Lors de la 68e Assemblée générale des Nations Unies en 2013, l’année 2015 a été déclarée Année internationale des sols.

L’Année internationale des sols donne une impulsion significative pour attirer l’attention du monde sur l’importance fondamentale de la ressource sol qui est limitée. D’une part, le rôle joué par les sols pour la sécurité alimentaire dans le monde et pour le bien-être de notre société témoigne et implique que ces écosystèmes naturels doivent être protégés des menaces qui les guettent, tels que la dégradation, la désertification, l’érosion, la pollution, la salinisation etc. Des pratiques agricoles inadaptées par rapport à l’emplacement constituent la cause principale de la dégradation des sols partout dans le monde. Aujourd’hui, 33 % des sols sont dégradés à un tel point que la terre ne peut plus être cultivée. En raison de la croissance démographique attendue et de la hausse de la demande mondiale de matières premières végétales et de viande, les besoins en terres fertiles continueront d’augmenter alors que, parallèlement, des sols disparaîtront. Une gestion durable et intégrative des ressources est impérative à tous les échelons pour permettre aux sols de continuer à remplir leurs fonctions essentielles.

À l’occasion de l’Année internationale des sols, de nombreuses manifestations se déroulent à l’échelle régionale, nationale et internationale pour attirer l’attention du public sur les sols. La FAO a pris fait et cause pour cette thématique. Ainsi, lors de sa 39e Conférence en juin 2015, elle a approuvé la nouvelle Charte mondiale des sols, qui représente un instrument pour promouvoir et institutionnaliser la gestion durable des sols à tous les échelons.

En Suisse également, plusieurs évènements ont été consacrés à ce thème. En relation avec la Journée mondiale de lutte contre la désertification, la manifestation Flavours from our Soil s’est déroulée le 17 juin 2015. L’événement a été coordonné par la Direction du développement et de la coopération (DDC), l’Office fédéral de l’environnement (OFEV), l’OFAG, Agroscope et le Centre de développement et d’environnement de l’université de Berne (CDE). Le lien entre le sol et l’alimentation était au cœur de la manifestation, afin de motiver un public connaissant mal le sujet à en apprendre davantage sur la fonction et l’importance du sol.

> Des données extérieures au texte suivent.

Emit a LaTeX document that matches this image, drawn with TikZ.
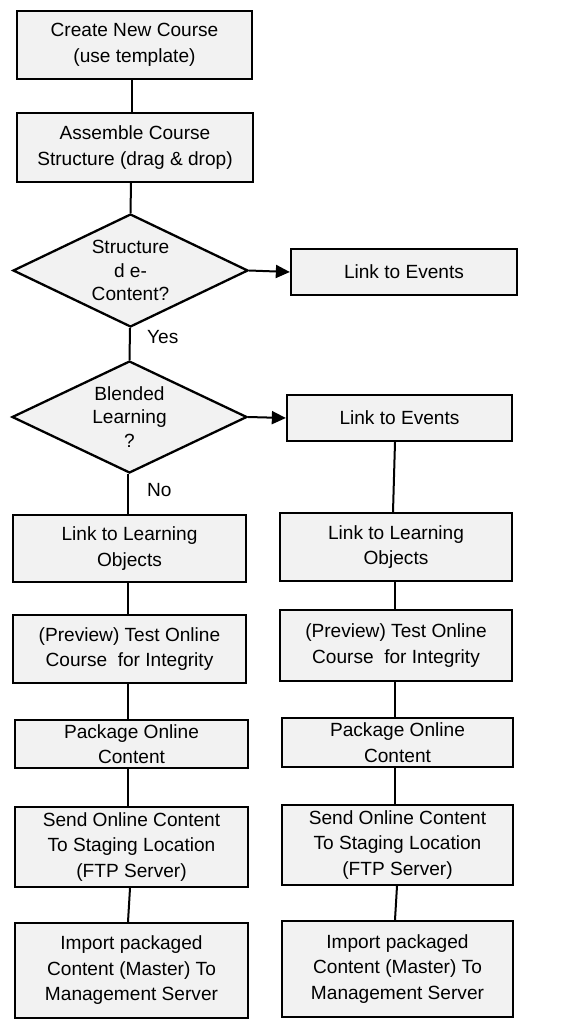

Une viticultrice valaisanne et une cultivatrice de thé roiboos d’Afrique du Sud ont présenté leurs systèmes de production exemplaires d’une bonne gestion des sols. Elles ont expliqué la difficulté qu’il y a à produire sur de tels sols et comment une exploitation adaptée peut les améliorer tout en constituant une alternative intéressante du point de vue économique.  

Principes pour un investissement responsable dans l’agriculture et les systèmes alimentaires 

Dans le cadre du Comité de la sécurité alimentaire mondiale (CSA), la Suisse a conduit le processus d’élaboration des Principes pour un investissement responsable dans l’agriculture et les systèmes alimentaires (Principes). Ces principes doivent permettre de promouvoir des investissements responsables qui améliorent la sécurité alimentaire et qui contribuent à faire reconnaitre plus largement le droit à une alimentation adéquate dans le contexte de la sécurité alimentaire nationale. Cet instrument volontaire s’adresse à tous les acteurs qui effectuent des investissements dans les systèmes agro-alimentaires, qui en bénéficient ou qui sont touchés par ces investissements.

De nos jours, il y a encore près d’une personne sur huit qui souffre de la faim ou de la malnutrition. La majorité de ces 800 millions de personnes privées du droit à une alimentation adéquate – un droit humain universellement reconnu – vivent en milieu rural. Pour améliorer significativement la sécurité alimentaire, il est indispensable d’accroître les investissements dans l’agriculture et les systèmes agro-alimentaires. Cependant, tous les investissements ne bénéficient pas de manière égale à l’amélioration des conditions de vie des populations les plus défavorisées, à la consolidation des systèmes agricoles ou à la préservation des ressources naturelles. Pour faire face aux défis posés par la croissance démographique, l’évolution des modes de consommation et les changements climatiques, et lutter ainsi efficacement contre la faim et la malnutrition, il est nécessaire d’investir de manière responsable. À cet égard, les Principes proposent une aide pratique aux gouvernements et aux investisseurs.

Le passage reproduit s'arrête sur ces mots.